Une reconquête - L'Infirmière Magazine n° 382 du 01/05/2017 | Espace Infirmier
 

L'infirmière Magazine n° 382 du 01/05/2017

 

PSYCHIATRIE

DOSSIER

Jean-Paul Lanquetin  

infirmier de secteur psychiatrique

Au carrefour des nombreux marqueurs qui touchent aux évolutions de la discipline, ceux ayant trait aux infirmiers en psychiatrie semblent particulièrement saillants.

Le métier d’infirmier de secteur psychiatrique a connu un virage décisif dès la première réforme de 1992. Des 1 376 heures d’enseignement théorique et clinique de la psychiatrie en formation initiale en 1979, on n’en retiendra plus que 440 en 1992 et 80 en 2009. Une formation certes en cohérence au niveau européen avec le système LMD, et où l’approche par compétences remplace la pédagogie par objectifs. Pourtant, l’état des connaissances et l’avancée des sciences et techniques ne permettent pas de rationaliser cette logique soustractive (- 94 % en 20 ans). D’autant que les données épidémiologiques, le recensement des besoins de santé, les expertises ciblées et les missions assignées à notre champ disciplinaire soulignent une logique inverse tournée vers la nécessité d’une densification de la formation. Les raisons dépassent le seul objectif de mise en conformité des formations sanitaires. Nous changeons en fait de cadrage organisateur. Et sommes passés de l’infirmier psychiatrique à l’infirmier en psychiatrie, et d’une formation disciplinaire à l’avènement d’un infirmier polyvalent, où le maître mot est l’employabilité.

Des spécialités dans la spécialité

Le paysage de la psychiatrie change, suivant une tendance aux mille-feuilles réglementaire et administratif. Des spécialités s’organisent dans la spécialité, autour de filières structurées tantôt par âges, par pathologies, voire par durée de séjour. Des secteurs s’affirment avec la réhabilitation, l’éducation thérapeutique, des équipes mobiles, voire des secteurs d’hospitalisation sous contrainte.

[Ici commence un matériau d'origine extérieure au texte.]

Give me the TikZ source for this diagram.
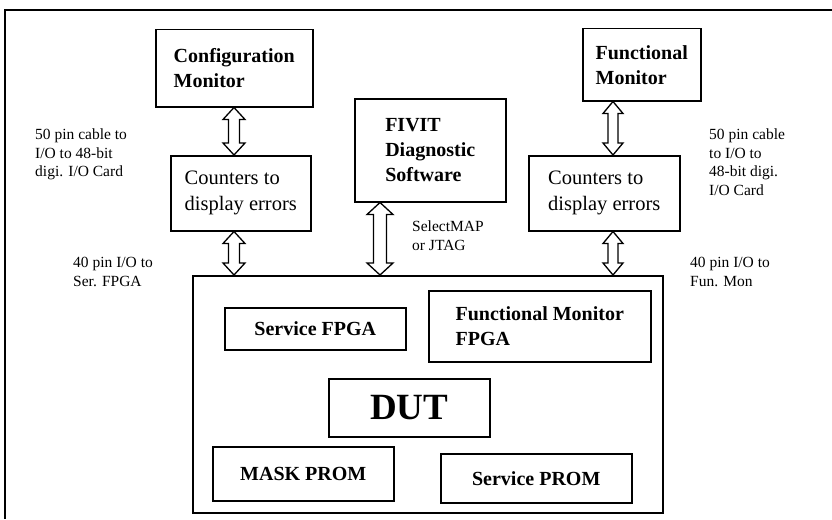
\documentclass[tikz,border=0pt]{standalone}
\usepackage{fontspec}
\setmainfont{Liberation Serif}
\usetikzlibrary{calc}
\tikzset{x=1pt, y=-1pt, % pixel units, y pointing down
box/.style={ % Sets the properties for each block
draw, line width=1.5pt,
anchor=north west, align=left,
inner sep=0pt},
txt/.style={font=\fontsize{20.5}{26}\selectfont},
btxt/.style={font=\fontsize{20}{25}\selectfont\bfseries},
lbl/.style={ % Small cable labels
anchor=north west, align=left, inner sep=0pt,
font=\fontsize{15.5}{18.5}\selectfont},
bus/.style={draw, line width=1.3pt, fill=white, line join=miter}}
% hollow double arrow at x=#2 from node #3 down to node #4
\newcommand{\busarrow}[4][11]{%
  \draw[bus] (#2,0 |- #3.south) -- ++(#1,12) -- ++(-#1/2,0)
    -- ($(#2,0 |- #4.north)+(#1/2,-12)$) -- ++(#1/2,0) -- (#2,0 |- #4.north)
    -- ++(-#1,-12) -- ++(#1/2,0)
    -- ($(#2,0 |- #3.south)+(-#1/2,12)$) -- ++(-#1/2,0) -- cycle;}

\begin{document}
\begin{tikzpicture}
    \useasboundingbox (0,0) rectangle (832,519);
    \draw[line width=1.5pt] (832,10) -- (5,10) -- (5,519);

    \node[box, btxt, minimum width=157, minimum height=77] (cfgmon) at (155,29) {Configuration\\Monitor};
    \node[box, txt, minimum width=140, minimum height=75] (cntl) at (170,155) {Counters to\\display errors};
    \node[box, btxt, minimum width=151, minimum height=103] (fivit) at (354,98) {FIVIT\\Diagnostic\\Software};
    \node[box, btxt, minimum width=118, minimum height=72] (funmon) at (582,28) {Functional\\Monitor};
    \node[box, txt, minimum width=151, minimum height=75] (cntr) at (528,155) {Counters to\\display errors};

    \node[box, minimum width=470, minimum height=237] (board) at (192,275) {};
    \node[box, btxt, minimum width=181, minimum height=42] (srvfpga) at (224,307) {Service FPGA};
    \node[box, btxt, minimum width=222, minimum height=71] (fmfpga) at (428,290) {Functional Monitor\\FPGA};
    \node[box, font=\fontsize{37}{40}\selectfont\bfseries, minimum width=161, minimum height=58] (dut) at (328,378) {DUT};
    \node[box, btxt, minimum width=181, minimum height=54] (mask) at (212,446) {MASK PROM};
    \node[box, btxt, minimum width=191, minimum height=49] (srvprom) at (440,453) {Service PROM};

    \busarrow{234}{cfgmon}{cntl}
    \busarrow{234}{cntl}{board}
    \busarrow[13]{380}{fivit}{board}
    \busarrow[10]{613}{funmon}{cntr}
    \busarrow[10]{613}{cntr}{board}

    \node[lbl] (cab1) at (35,129) {50 pin cable to\\I/O to 48-bit\\digi. I/O Card};
    \node[lbl] (ser) at (73,257) {40 pin I/O to\\Ser. FPGA};
    \node[lbl] (sel) at (412,221) {SelectMAP\\or JTAG};
    \node[lbl] (cab2) at (709,129) {50 pin cable\\to I/O to\\48-bit digi.\\I/O Card};
    \node[lbl] (fun) at (690,257) {40 pin I/O to\\Fun. Mon};

\end{tikzpicture}
\end{document}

Des IDE montent en compétence pour répondre à ces missions spécifiques. Mais ces affirmations par îlots de capacité se font au détriment d’un ensemble qui les porte et les réunit. Au-delà de sa fonction organisationnelle, la perte de la référence au secteur psychiatrique - qui permet de penser, dans un ensemble, les parcours de soins, les accompagnements et l’offre de nos dispositifs - participe à cette fragmentation.

Sur le terrain, le manque d’expérience et de formation des soignants peut générer des situations difficiles, des freins au relationnel avec les patients. Les prises de risque sont alors limitées par un principe de précaution poussé trop loin, lequel peut faire peser des contraintes parfois inutiles. Pour les étudiants, le choix d’exercice en psychiatrie est expérimenté et décidé pendant la formation. Lors de notre accompagnement en tutorat, on observe deux ressorts récurrents de motivation : d’une part, une qualité d’accueil des stagiaires congruente avec celle réservée aux patients ; et, d’autre part, le temps de la relation et de l’accompagnement qui ouvre aux dimensions d’un « prendre soin ». Ces invariants constituent deux fondamentaux du travail en psychiatrie.

Des perspectives pour demain

À côté des exercices spécialisés aux compétences ciblées, le besoin en compétence transversale résiste à la dilution disciplinaire. Ainsi, accueillir, accompagner, se connaître et s’impliquer, utiliser le quotidien comme médiateur de la relation constituent autant de déclinaisons d’un même mouvement. Celui « d’aller vers ».

Le soin infirmier en psychiatrie sait décrire ses activités clés. À côté de « produire des actes », il lui faut « produire des liens ». À côté de « faire des soins », il lui faut décrire l’importance qualitative de son activité de « prendre soin ». L’environnement est maintenant favorable : les fédérations hospitalières, le milieu associatif, les familles et associations de patients pointent la nécessité d’une formation diplômante et qualifiante de type master.

Les pratiques avancées sont à portée de main, la recherche en soins se structure et irrigue de ses résultats ces dimensions des soins. Elle nous permet aujourd’hui de « repsychiatriser » nos métiers et de reconquérir notre clinique, condition pour arrimer de nouveau durablement les infirmiers psychiatriques. Notre place d’anciens est d’accompagner et de promouvoir ces volontés de « refaire la psychiatrie » ; notre responsabilité est juste d’éviter les tentations de « défaire la psychiatrie ».

DATES CLÉS

→ 1979 : un arrêté porte à 33 mois la durée de la formation initiale, dont une première année commune, et à 1 376 heures l’enseignement théorique et clinique de la psychiatrie.

→ 1992 : la réforme du 23 mars maintient seulement 440 heures de cet enseignement.

→ 2009 : seules 80 heures d’enseignement portent sur les processus psychopathologiques.